CPP, OAS, GIS, defined benefits, defined contributions… If you have them, take them while you can. The tools listed above are typically what people depend on for living out their retirement years. We’ve put money into them since the first day we worked and haven’t looked back.

Unfortunately we haven’t looked at anything at all. I mean, do any of us really know what happens to your money, or even the mathematics behind pensions? Good! That’s exactly what your boss and your politicians want. Let’s take a happy trip down reality lane and shed some light onto this whole pension situation.
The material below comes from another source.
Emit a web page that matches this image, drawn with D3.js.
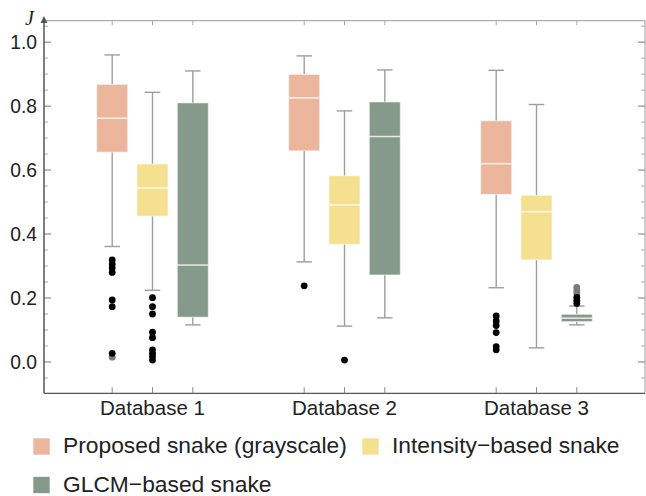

Let’s Not Lift The Veil Quite Yet

Before we rip the lid off of this, let’s stay for a moment as outside observers looking into pensions and let’s stick to the government pension. We put money in, it’s supposed to do something, and before we know it we’re 65 and through years of work, we should be receiving a cheque that will allow us to live the golden years. Let’s break this down a bit into three parts. First is the “put money in” part. Then, we have the “it’s supposed to do something” part and finally is the climactic finish of “we’re 65.”

Put Money In

There are typically two sources of pension funds. We either get them from work or from the government. They both work the same way. We put a part of our paycheque in, which then goes into the pension fund. Now this alone should be cause for suspicion.

Have you ever looked at how much gets deducted for CPP? It varies from person to person, but if you look at it, it’s only a few dollars per cheque. Let’s say, for example, it was $10. If that was per paycheque, every year you would only have $260. Let’s say you worked from the age of 20 to the age of 65. You would only have $11,700 saved in that time frame. Let’s say you retired at 65 and lived until you were 90. That’s only $468 a year. Not too golden if you ask me… and that’s not even indexed for inflation.

It’s Supposed To Do Something

So if we’re reasonable, we know that the money we put into the CPP has to be invested. I’d be curious to know what type of interest you’d have to get on that in order to make it worthwhile.

Sticking with the $10 example, we’ll say that the population of Canada is 100 and that every year it grows by 100 people more. So by the time our first Canadians are 65, we now have a population of 6500. If everyone started working at the age of 20 (as if that ever happens) and put in $10 per month, we’d be contributing $540,000 every year to the pension pool. With 100 people retiring, that money not only has to last until they die, but it also has to sustain the people that are going to be retiring in the years to come.

In our hypothetical example, let’s say that everyone’s entitled to at least $100 per month and that everyone dies at the age of 90. That pension fund needs to be spitting out $3,000,000 every year. No sweat. That fund only needs to invested and, with a kick ass fund manager, produce an annual growth of a mere 555%. Do we have a problem here?

We’re 65 and Ready to Retire

The main problem here isn’t the unsustainability of pensions. It’s the familiarity people have with them and the comfort and confidence they have with having that veil pulled over their eyes. For as long as I’ve been in finance, this subject has always been met with criticism. Advisors and casual investors alike all simply assume that by the time we retire, that fund will be there and they plug the corresponding figures into their financial plans. One only needs to have a look at the pension funds, government or corporate, around the world to see the reality of this. As Morpheus said in The Matrix, “Many of them are so inured, so hopelessly dependent on the system, that they will fight to protect it.”

The more we depend on pensions, and less on ourselves, the bigger of a surprise we’re going to wake up to one day.